By Matthew O'Connor

SOME may see the following as a crazy attempt to get the words Spurs, Title and Won into the same sentence, however it is nothing more than a short piece to highlight that not all sportsmen or women are money-grabbing traitors. Now, most readers of this column will probably laugh about the sport of basketball, but once you get to know it you realise it happens to be one of the most exciting and demanding sports known to man. On Sunday night, David Robinson, one of the best exponents of basketball in the sport's history, bowed out after an illustrious career. He had just won the NBA title with the San Antonio Spurs (there, did it). In the days of players in any team sport moving to another team as quickly as you can say blank cheque Robinson is unique. The seven-foot tall player spent his entire 14 years career with the Spurs, winning two NBA titles, as well as two Olympic gold medals in 1992 and 1996. Robinson, nicknamed “the Admiral” due to his college years at the US Naval Academy, is one of the most liked and respected players in American sport, but a lot of that is not down to his amazing sporting prowess, his talent to slam dunk the basketball without an ounce of effort, or his ability to swot away shots from opposing players with ease. It is down to his charitable nature. Robinson's statistical figures may be impressive but perhaps more impressive is the figure he donated to the Carver Academy, an independent school he founded to help San Antonio's underprivileged children; A whopping $9 million. Not to mention any names, but while many English football players are off shooting their latest porno video in Cyprus or traipsing around the jungles of Eastern Asia in the hope of increasing their “brand image recognition” by another 2 percent, Robinson is out working with the homeless or with needy kids. When Robinson retired on Sunday the sport of basketball, and sport in general, lost a great humanitarian and an extremely generous person.
SEPP Blatter, the portly president of FIFA, has said some players playing in Spain may face sanctions for ignoring guidelines over the scheduling of this month's Confederations Cup. Players such as France playmaker Zinedine Zidane and Brazil striker Ronaldo are missing the tournament because they are still fighting it out for the Spanish league title with Real Madrid. Surely though, the players have very little say in when the Spanish league ends and when the Confederations Cup starts. In fact I would suppose, as the sports governing body, FIFA would have the ultimate say on both decisions. I fully back the fact that players should turn out for their country before their club, however, when something as obviously a marketing gimmick as the Confederations Cup clashes with the last match of an extremely tense season then I have to back the players. If Blatter feels the need to sanction anyone, then why not ban the FIFA Calendar Planning Committee for a few months. If there is one.
It's not often that I long for the start of Wimbledon. Don' t get me wrong, I love watching high class tennis on the beautiful SW19 grass, it's the Henmania that's plastered on nearly every single page of nearly every single newspaper that really puts me off. Not this year, however. I can't wait to see those glossy pictures of Tiger Tim in action, the headlines about sore shoulders and the fact the grass should be shorter, and the in-depth articles by people in the know like Pat Cash and Boris Becker reassuring us that Henman still has another few years to crack the centre court just in case he goes out in the semis as per usual. And why am I so excited about this prospect? Because it will hopefully knock some of the excruciatingly boring articles about David Beckham out of the papers.

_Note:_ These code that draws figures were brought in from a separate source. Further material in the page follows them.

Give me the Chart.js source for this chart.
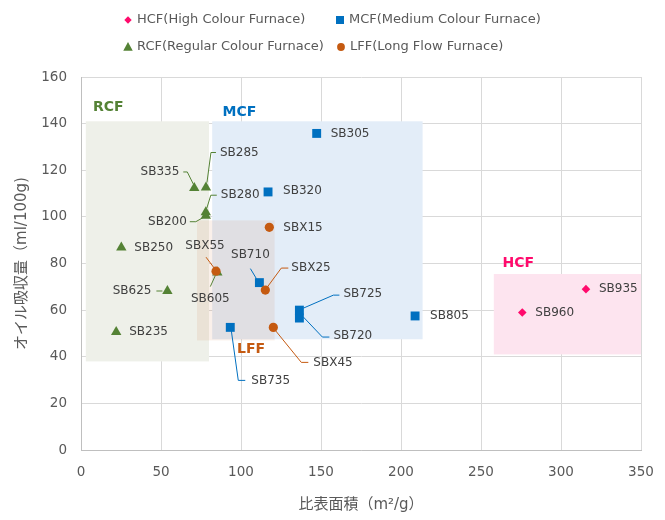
<!DOCTYPE html>
<html>
<head>
<meta charset="utf-8">
<script src="https://cdn.jsdelivr.net/npm/chart.js@4/dist/chart.umd.min.js"></script>
<style>
  html, body { margin: 0; padding: 0; background: #fff; }
  #wrap { width: 665px; height: 520px; position: relative; }
</style>
</head>
<body>
<div id="wrap"><canvas id="carbonChart"></canvas></div>
<script>
// series values (x: 比表面積 m2/g, y: オイル吸収量 ml/100g)
const hcfNames = ['SB935', 'SB960'];
const hcfX = [315.6, 275.8];
const hcfY = [69, 59];

const mcfNames = ['SB305', 'SB320', 'SB710', 'SB725', 'SB720', 'SB735', 'SB805'];
const mcfX = [147.3, 116.9, 111.5, 136.5, 136.5, 93.3, 208.8];
const mcfY = [135.8, 110.7, 71.8, 60, 56.6, 52.6, 57.5];

const rcfNames = ['SB335', 'SB285', 'SB280', 'SB200', 'SB250', 'SB625', 'SB235', 'SB605'];
const rcfX = [70.8, 78.1, 78, 78, 25.2, 54, 22, 85.2];
const rcfY = [112.4, 112.6, 102, 100.5, 86.9, 68.2, 50.6, 76.1];

const lffNames = ['SBX15', 'SBX55', 'SBX25', 'SBX45'];
const lffX = [117.7, 84.4, 115.2, 120.2];
const lffY = [95.5, 76.7, 68.6, 52.6];

const xTicks = [0, 50, 100, 150, 200, 250, 300, 350];
const yTicks = [0, 20, 40, 60, 80, 100, 120, 140, 160];

// grade regions
const regionNames = ['RCF', 'MCF', 'HCF', 'LFF'];
const regionX0 = [3, 82, 258, 72.5];
const regionX1 = [80, 213.5, 350, 121];
const regionY0 = [38, 47.5, 41, 47];
const regionY1 = [141, 141, 75.5, 98.5];

const seriesLabels = ['HCF(High Colour Furnace)', 'MCF(Medium Colour Furnace)',
  'RCF(Regular Colour Furnace)', 'LFF(Long Flow Furnace)'];

const colors = { HCF: '#ff0a6c', MCF: '#0070c0', RCF: '#548235', LFF: '#c55a11' };
const regionFill = {
  RCF: '#eef0e9', MCF: '#e3edf8', HCF: '#fde4ef', LFF: 'rgba(197, 90, 17, 0.09)'
};
// label text anchors per region (data coords)
const regionLabelPos = { RCF: [7.5, 147], MCF: [88.5, 145], LFF: [97.5, 43], HCF: [263.5, 80] };

// point label placement: pixel offset from the marker, optional leader line
const labelLayout = {
  SB935: { dx: 13, dy: 0 },
  SB960: { dx: 13, dy: 0 },
  SB305: { dx: 14, dy: 0 },
  SB320: { dx: 15, dy: -1 },
  SB710: { dx: -9, dy: -28, align: 'center', leader: [[-9, -14], [-3, -4]] },
  SB725: { dx: 44, dy: -16, leader: [[4, -2], [34, -15], [40, -15]] },
  SB720: { dx: 34, dy: 18, leader: [[4, -1], [23, 19], [30, 19]] },
  SB735: { dx: 21, dy: 53, leader: [[1, 3], [8, 53], [15, 53]] },
  SB805: { dx: 15, dy: 0 },
  SB335: { dx: -15, dy: -16, align: 'right', leader: [[-11, -16], [-7, -16], [-1, -4]] },
  SB285: { dx: 14, dy: -35, leader: [[10, -35], [5, -35], [1, -5]] },
  SB280: { dx: 15, dy: -17, leader: [[11, -17], [5, -17], [1, -4]] },
  SB200: { dx: -19, dy: 6, align: 'right', leader: [[-16, 6], [-10, 6], [-3, 2]] },
  SB250: { dx: 13, dy: 0 },
  SB625: { dx: -16, dy: 0, align: 'right', leader: [[-11, 0], [-5, 0]] },
  SB235: { dx: 13, dy: 0 },
  SB605: { dx: -7, dy: 26, align: 'center', leader: [[-2, 3], [-7, 14]] },
  SBX15: { dx: 14, dy: 1 },
  SBX55: { dx: -11, dy: -25, align: 'center', leader: [[-10, -14], [-1, -2]] },
  SBX25: { dx: 26, dy: -22, leader: [[23, -22], [16, -22], [2, -3]] },
  SBX45: { dx: 40, dy: 35, leader: [[2, 3], [28, 35], [35, 35]] }
};

const FONT = "'DejaVu Sans', 'Noto Sans CJK JP', sans-serif";
Chart.defaults.font.family = FONT;
Chart.defaults.color = '#595959';

function pts(xs, ys, names) {
  return xs.map((v, i) => ({ x: v, y: ys[i], name: names[i] }));
}

function marker(ctx, style, x, y, r) {
  ctx.beginPath();
  if (style === 'rect') {
    ctx.rect(x - r, y - r, 2 * r, 2 * r);
  } else if (style === 'rectRot') {
    ctx.moveTo(x, y - r); ctx.lineTo(x + r, y); ctx.lineTo(x, y + r); ctx.lineTo(x - r, y);
    ctx.closePath();
  } else if (style === 'triangle') {
    ctx.moveTo(x, y - r); ctx.lineTo(x + r * 0.95, y + r * 0.75); ctx.lineTo(x - r * 0.95, y + r * 0.75);
    ctx.closePath();
  } else {
    ctx.arc(x, y, r, 0, Math.PI * 2);
  }
  ctx.fill();
}

const overlayPlugin = {
  id: 'overlay',
  beforeDatasetsDraw(chart) {
    const { ctx, chartArea: a, scales: { x, y } } = chart;
    ctx.save();
    ctx.beginPath();
    ctx.rect(a.left, a.top, a.right - a.left, a.bottom - a.top);
    ctx.clip();
    regionNames.forEach((n, i) => {
      const x0 = x.getPixelForValue(regionX0[i]);
      const x1 = x.getPixelForValue(regionX1[i]);
      const y0 = y.getPixelForValue(regionY1[i]);
      const y1 = y.getPixelForValue(regionY0[i]);
      ctx.fillStyle = regionFill[n];
      ctx.fillRect(x0, y0, x1 - x0, y1 - y0);
    });
    ctx.restore();
  },
  afterDatasetsDraw(chart) {
    const { ctx, scales: { x, y } } = chart;
    ctx.save();
    // region names
    ctx.font = 'bold 14px ' + FONT;
    ctx.textAlign = 'left';
    ctx.textBaseline = 'middle';
    regionNames.forEach(n => {
      const p = regionLabelPos[n];
      ctx.fillStyle = colors[n];
      ctx.fillText(n, x.getPixelForValue(p[0]), y.getPixelForValue(p[1]));
    });
    // point labels
    ctx.font = '12px ' + FONT;
    chart.data.datasets.forEach((ds, di) => {
      const meta = chart.getDatasetMeta(di);
      meta.data.forEach((el, i) => {
        const name = ds.data[i].name;
        const lay = labelLayout[name] || { dx: 12, dy: 0 };
        if (lay.leader) {
          ctx.strokeStyle = ds.backgroundColor;
          ctx.lineWidth = 1;
          ctx.beginPath();
          lay.leader.forEach((o, k) => {
            if (k === 0) ctx.moveTo(el.x + o[0], el.y + o[1]);
            else ctx.lineTo(el.x + o[0], el.y + o[1]);
          });
          ctx.stroke();
        }
        ctx.fillStyle = '#404040';
        ctx.textAlign = lay.align || 'left';
        ctx.fillText(name, el.x + lay.dx, el.y + lay.dy);
      });
    });
    ctx.restore();
  },
  afterDraw(chart) {
    // legend, two rows
    const { ctx } = chart;
    const items = [
      { t: seriesLabels[0], c: colors.HCF, s: 'rectRot', r: 3.7, x: 128, y: 20 },
      { t: seriesLabels[1], c: colors.MCF, s: 'rect', r: 4, x: 340, y: 20 },
      { t: seriesLabels[2], c: colors.RCF, s: 'triangle', r: 5, x: 128, y: 47 },
      { t: seriesLabels[3], c: colors.LFF, s: 'circle', r: 3.9, x: 341, y: 47 }
    ];
    ctx.save();
    ctx.font = '13px ' + FONT;
    ctx.textBaseline = 'middle';
    ctx.textAlign = 'left';
    items.forEach(it => {
      ctx.fillStyle = it.c;
      marker(ctx, it.s, it.x, it.y, it.r);
      ctx.fillStyle = '#595959';
      ctx.fillText(it.t, it.x + 9, it.y);
    });
    ctx.restore();
  }
};

const ctx = document.getElementById('carbonChart').getContext('2d');
const carbonChart = new Chart(ctx, {
  type: 'scatter',
  data: {
    datasets: [
      {
        label: seriesLabels[0], data: pts(hcfX, hcfY, hcfNames),
        pointStyle: 'rectRot', pointRadius: 4.3, backgroundColor: colors.HCF,
        borderColor: colors.HCF, borderWidth: 0, order: 1
      },
      {
        label: seriesLabels[1], data: pts(mcfX, mcfY, mcfNames),
        pointStyle: 'rect', pointRadius: 6.3, backgroundColor: colors.MCF,
        borderColor: colors.MCF, borderWidth: 0, order: 1
      },
      {
        label: seriesLabels[2], data: pts(rcfX, rcfY, rcfNames),
        pointStyle: 'triangle', pointRadius: 6, backgroundColor: colors.RCF,
        borderColor: colors.RCF, borderWidth: 0, order: 1
      },
      {
        label: seriesLabels[3], data: pts(lffX, lffY, lffNames),
        pointStyle: 'circle', pointRadius: 4.6, backgroundColor: colors.LFF,
        borderColor: colors.LFF, borderWidth: 0, order: 0
      }
    ]
  },
  options: {
    responsive: true,
    maintainAspectRatio: false,
    animation: false,
    layout: { padding: { top: 77, right: 24, left: 0, bottom: 0 } },
    plugins: {
      legend: { display: false },
      tooltip: { enabled: false }
    },
    scales: {
      x: {
        type: 'linear', min: 0, max: 350,
        afterBuildTicks: s => { s.ticks = xTicks.map(v => ({ value: v })); },
        afterFit: s => { s.height = 70; s.paddingLeft = 0; s.paddingRight = 0; },
        grid: { color: '#d9d9d9', drawTicks: false },
        border: { color: '#bfbfbf' },
        ticks: { padding: 14, font: { size: 13.5 }, color: '#595959' },
        title: {
          display: true, text: '比表面積（m²/g）', color: '#595959',
          font: { size: 15 }, padding: { top: 0, bottom: 6 }
        }
      },
      y: {
        type: 'linear', min: 0, max: 160,
        afterBuildTicks: s => { s.ticks = yTicks.map(v => ({ value: v })); },
        afterFit: s => { s.width = 81; s.paddingTop = 0; s.paddingBottom = 0; },
        grid: { color: '#d9d9d9', drawTicks: false },
        border: { color: '#bfbfbf' },
        ticks: { padding: 14, font: { size: 13.5 }, color: '#595959' },
        title: {
          display: true, text: 'オイル吸収量（ml/100g)', color: '#595959',
          font: { size: 15 }, padding: { top: 13, bottom: 0 }
        }
      }
    }
  },
  plugins: [overlayPlugin]
});
</script>
</body>
</html>
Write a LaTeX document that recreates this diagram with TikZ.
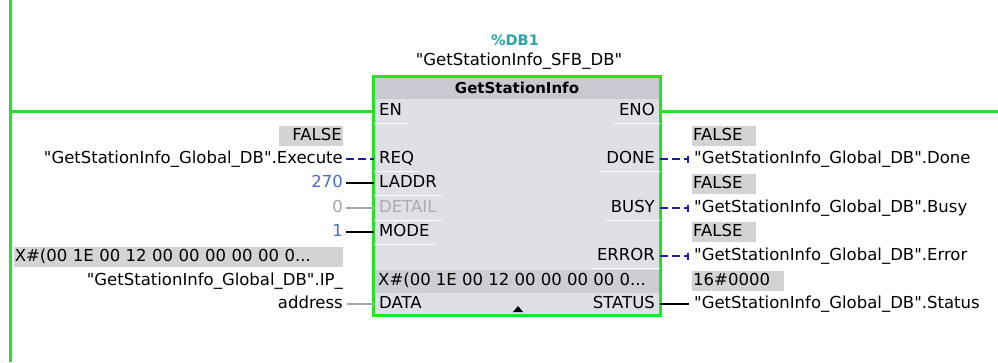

How sad our lives are. We spend hours speculating on, and reading about, the possible future of a rather average player made out to be the best footballer in the history of mankind. Desperate, we are, for our daily intake of which Madrid school the Beckham kids will attend or which Barcelona cafe Posh will frequent.

Well, I for one, am thoroughly sick of it all.
If he signs for Barcelona, great. If he signs for Real Madrid, great. If he plays on the wing instead of Figo, great. If he leads Barça from the middle, great. Just let me know when it definitely happens because I really can't face reading anymore about what an “Old Trafford insider” has said, or a “Real Madrid spokesman” claims. No more can I sit through yet another news item on television featuring experts pondering the likelihood of Posh getting her own Italian television series.

Please, please, please no more Beckham speculation. Bring on Tim! At least for a few days!